While dystopian novels may range from science-fiction, horror, fantasy, post-apocalypse…; there are many elements that are common in the majority of examples of this genre that should not be overlooked:

  • Propaganda is a very iconic feature of dystopian literature. Advertisements, pamphlets, television, posters, flyers… they are specifically design to control society while depicting this utopian society.
  • It is not surprising to read about citizens who have been stripped of their freedom, independent thinking and access to information. We usually encounter with descriptions of characters who are under constant surveillance and cannot exercise their free will, having to conform to a government-set uniformity.

  • Natural environment seems to have reached a point of near destruction and is scarce. Many dystopian novels set their plots in futuristic scenery with barely any greens.
  • It is also worth mentioning the fact that control is not only exercised by the government (The Hunger Games), but sometimes corporations (The Maze Runner) and even technology (The Matrix).
  • The main character prototype of this genre tends to be an individual who questions authority and the existing regimes that are oppressing society. The protagonist is someone who tend to realize the negative aspects of their dystopian society. It is not uncommon to find novels where the population is drugged or brainwashed to the point they do not understand the reality of their situation and it is often the main character the one who wakes up from this state due to diverse reasons.

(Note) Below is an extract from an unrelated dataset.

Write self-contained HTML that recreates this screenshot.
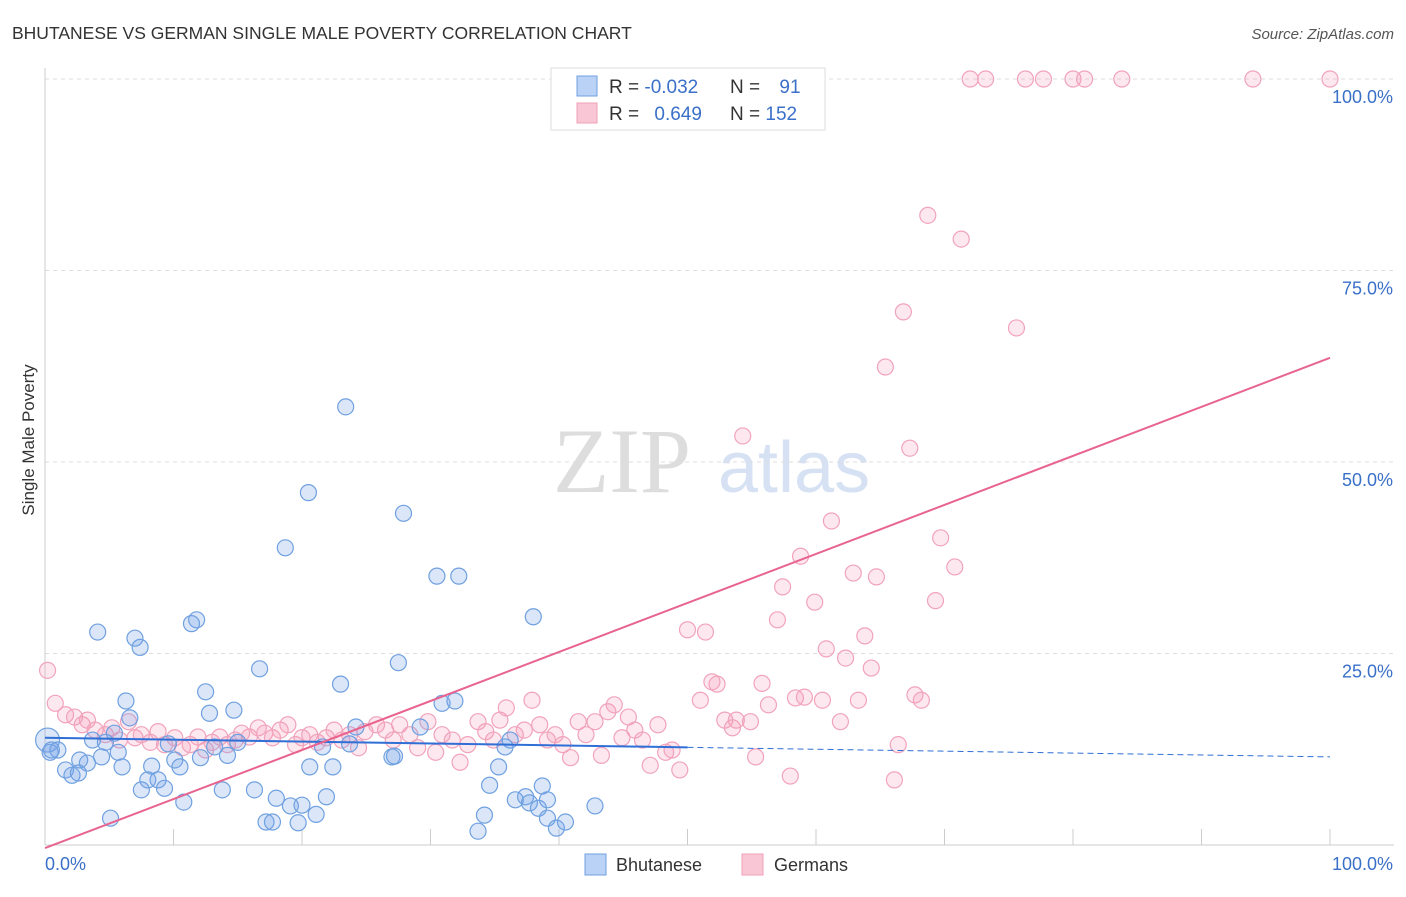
<!DOCTYPE html>
<html><head><meta charset="utf-8">
<style>
body{margin:0;background:#fff;font-family:"Liberation Sans",sans-serif;}
svg text{font-family:"Liberation Sans",sans-serif;}
</style></head>
<body>
<svg id="chart" width="1406" height="892" viewBox="0 0 1406 892" xmlns="http://www.w3.org/2000/svg">
<text x="12" y="39" font-size="17.5" fill="#333">BHUTANESE VS GERMAN SINGLE MALE POVERTY CORRELATION CHART</text>
<text x="1394" y="39" font-size="15" fill="#555" font-style="italic" text-anchor="end">Source: ZipAtlas.com</text>
<g>
<text x="553" y="492" font-size="92" fill="#ddd" font-family="Liberation Serif" style="font-family:'Liberation Serif',serif">ZIP</text>
<text x="718" y="492" font-size="72" fill="#d6e2f4">atlas</text>
</g>
<g id="grid"></g>
<g id="axes"></g>
<g id="pts"></g>
<g id="lines"></g>
<text x="16" y="0" transform="translate(34,456) rotate(-90)" font-size="17" fill="#333" text-anchor="middle">Single Male Poverty</text>
<g>
<rect x="551" y="68" width="274" height="62" fill="#fff" stroke="#ddd"/>
<rect x="577" y="76" width="20" height="20" fill="#b9d2f5" stroke="#6fa0e0"/>
<rect x="577" y="103" width="20" height="20" fill="#f9c6d5" stroke="#f0a0b8"/>
<text x="609" y="93" font-size="19" fill="#333">R = <tspan fill="#3a70c8">-0.032</tspan></text>
<text x="730" y="93" font-size="19" fill="#333">N = <tspan fill="#3a70c8" dx="14">91</tspan></text>
<text x="609" y="120" font-size="19" fill="#333">R = <tspan fill="#3a70c8" dx="10">0.649</tspan></text>
<text x="730" y="120" font-size="19" fill="#333">N = <tspan fill="#3a70c8">152</tspan></text>
</g>
<g>
<rect x="585" y="854" width="21" height="21" fill="#b9d2f5" stroke="#6fa0e0"/>
<text x="616" y="871" font-size="18" fill="#333">Bhutanese</text>
<rect x="742" y="854" width="21" height="21" fill="#f9c6d5" stroke="#f0a0b8"/>
<text x="774" y="871" font-size="18" fill="#333">Germans</text>
</g>
</svg>
<script>
const yTicks=[25,50,75,100];
const yTickLabels=["25.0%","50.0%","75.0%","100.0%"];
const xTicks=[0,10,20,30,40,50,60,70,80,90,100];
const blueX=[0.2,0.5,1,0.4,1.6,2.1,2.6,2.7,3.3,3.7,4.1,4.4,4.7,5.1,5.4,5.7,6,6.3,6.6,7,7.4,7.5,8,8.3,8.8,9.3,9.6,10.1,10.5,10.8,11.4,11.8,12.1,12.5,12.8,13.2,13.8,14.2,14.7,15,16.7,16.3,17.2,17.7,18,18.7,19.1,19.7,20,20.5,20.6,21.1,21.6,21.9,22.4,23,23.4,23.7,24.2,27,27.2,27.5,27.9,29.2,30.5,30.9,31.9,32.2,33.7,34.2,34.6,35.3,35.8,36.2,36.6,37.4,37.7,38,38.4,38.7,39.1,39.1,39.8,40.5,42.8];
const blueY=[13.7,12.4,12.4,12.1,9.8,9.1,9.4,11.1,10.7,13.7,27.8,11.5,13.4,3.5,14.6,12.1,10.2,18.8,16.6,27,25.8,7.2,8.5,10.3,8.5,7.4,13.2,11.1,10.2,5.6,28.9,29.4,11.4,20,17.2,12.8,7.2,11.7,17.6,13.4,23,7.2,3,3,6.1,38.8,5.1,2.9,5.2,46,10.2,4,12.8,6.3,10.2,21,57.2,13.2,15.4,11.5,11.6,23.8,43.3,15.4,35.1,18.5,18.8,35.1,1.8,3.9,7.8,10.2,12.8,13.7,5.9,6.3,5.5,29.8,4.8,7.7,5.9,3.5,2.2,3,5.1];
const pinkX=[0.2,0.8,1.6,2.3,2.9,3.3,3.9,4.7,5.2,5.8,6.5,7,7.5,8.2,8.8,9.3,10.1,10.7,11.3,11.9,12.5,13,13.6,14.2,14.8,15.3,15.9,16.6,17.1,17.7,18.3,18.9,19.5,20,20.6,21.2,21.9,22.5,23.1,23.7,24.4,24.9,25.8,26.5,27.1,27.6,28.4,29,29.8,30.4,30.9,31.7,32.3,32.9,33.7,34.3,34.9,35.4,35.9,36.6,37.3,37.9,38.5,39.1,39.7,40.3,40.9,41.5,42.1,42.8,43.3,43.8,44.3,44.9,45.4,45.9,46.5,47.1,47.7,48.3,48.8,49.4,50,51,51.4,51.9,52.3,52.9,53.5,53.8,54.3,54.9,55.3,55.8,56.3,57,57.4,58,58.4,58.8,59.1,59.9,60.5,60.8,61.2,61.9,62.3,62.9,63.3,63.8,64.3,64.7,65.4,66.1,66.4,66.8,67.3,67.7,68.2,68.7,69.3,69.7,70.8,71.3,75.6,72,73.2,76.3,77.7,80,80.9,83.8,94,100];
const pinkY=[22.8,18.5,17,16.7,15.7,16.3,15,14.4,15.3,13.7,16.1,14,14.4,13.4,14.8,13.1,14,12.7,13.1,14.1,12.4,13.4,14.1,13.1,13.7,14.6,14.1,15.3,14.6,14,15,15.7,13.1,14,14.4,13.4,14,15,13.7,14.4,12.7,14.8,15.7,15,13.7,15.7,14.4,12.7,16.1,12.1,14.4,13.7,10.8,13.1,16.1,14.8,13.7,16.3,17.9,14.4,15,18.9,15.7,13.7,14.4,13.1,11.4,16.1,14.4,16.1,11.7,17.4,18.3,14,16.7,15,13.7,10.4,15.7,12.1,12.4,9.8,28.1,18.9,27.8,21.3,21,16.3,15.3,16.3,53.4,16.1,11.5,21.1,18.3,29.4,33.7,9,19.2,37.7,19.3,31.7,18.9,25.6,42.3,16.1,24.4,35.5,18.9,27.3,23.1,35,62.4,8.5,13.1,69.6,51.8,19.6,18.9,82.2,31.9,40.1,36.3,79.1,67.5,100,100,100,100,100,100,100,100,100];
const blueTrend=[14.0,11.5];
const pinkTrend=[-0.4,63.6];
const NS="http://www.w3.org/2000/svg";
const X0=45,X1=1330,Y0=845,Y1=79;
function sx(v){return X0+(X1-X0)*v/100;}
function sy(v){return Y0-(Y0-Y1)*v/100;}
function mk(tag,attrs,parent){const e=document.createElementNS(NS,tag);for(const k in attrs)e.setAttribute(k,attrs[k]);parent.appendChild(e);return e;}
const grid=document.getElementById('grid'),axes=document.getElementById('axes'),pts=document.getElementById('pts'),lines=document.getElementById('lines');
yTicks.forEach((t,i)=>{
 const l=mk('line',{x1:X0,x2:1394,y1:sy(t),y2:sy(t),stroke:'#ddd','stroke-dasharray':'4,4'},grid);
 
 
 const tx=mk('text',{x:1393,y:sy(t)+24,'font-size':18,fill:'#3a70c8','text-anchor':'end'},axes);
 tx.textContent=yTickLabels[i];
 
 
});
const ax=mk('line',{x1:X0,x2:1394,y1:Y0,y2:Y0,stroke:'#ccc'},axes);


const ay=mk('line',{x1:X0,x2:X0,y1:68,y2:Y0,stroke:'#ccc'},axes);


xTicks.forEach(t=>{
 const l=mk('line',{x1:sx(t),x2:sx(t),y1:Y0-16,y2:Y0,stroke:'#ccc'},axes);
 
 
});
const xl0=mk('text',{x:45,y:870,'font-size':18,fill:'#3a70c8'},axes);xl0.textContent='0.0%';


const xl1=mk('text',{x:1393,y:870,'font-size':18,fill:'#3a70c8','text-anchor':'end'},axes);xl1.textContent='100.0%';


pinkX.forEach((v,i)=>{
 const c=mk('circle',{cx:sx(v),cy:sy(pinkY[i]),r:8,fill:'rgba(244,150,180,0.22)',stroke:'#f1a3bb','stroke-width':1.2},pts);
 
 
});
blueX.forEach((v,i)=>{
 const c=mk('circle',{cx:sx(v),cy:sy(blueY[i]),r:i==0?12:8,fill:'rgba(110,160,230,0.25)',stroke:'#6fa0e0','stroke-width':1.2},pts);
 
 
});
const bm=blueTrend[0]+(blueTrend[1]-blueTrend[0])*0.5;
const b1=mk('line',{x1:sx(0),y1:sy(blueTrend[0]),x2:sx(50),y2:sy(bm),stroke:'#2f6fd6','stroke-width':2},lines);


const b2=mk('line',{x1:sx(50),y1:sy(bm),x2:sx(100),y2:sy(blueTrend[1]),stroke:'#2f6fd6','stroke-width':1,'stroke-dasharray':'6,4'},lines);


const p1=mk('line',{x1:sx(0),y1:sy(pinkTrend[0]),x2:sx(100),y2:sy(pinkTrend[1]),stroke:'#e8648f','stroke-width':2},lines);


</script>
</body></html>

In my opinion, the combination of dystopia with another genre definitively means a shift in the topics covered and how the plot unfolds, adjusting literature towards these other subgenres. I however do not believe they immensely change the definition because its basic traits continue to be present, mildly affected, but still there and creating the atmosphere previously discussed. Combining dystopia with YA literature probably means adjusting the context to a younger audience and making sure the reading is appealing to the younger generations that are picking up the book. One can notice the trends in slightly younger protagonists and the frequent apparition of young romance that tend to attract the public they are targeted at.

So, why is it that such a perfect word describes such an imperfect reality?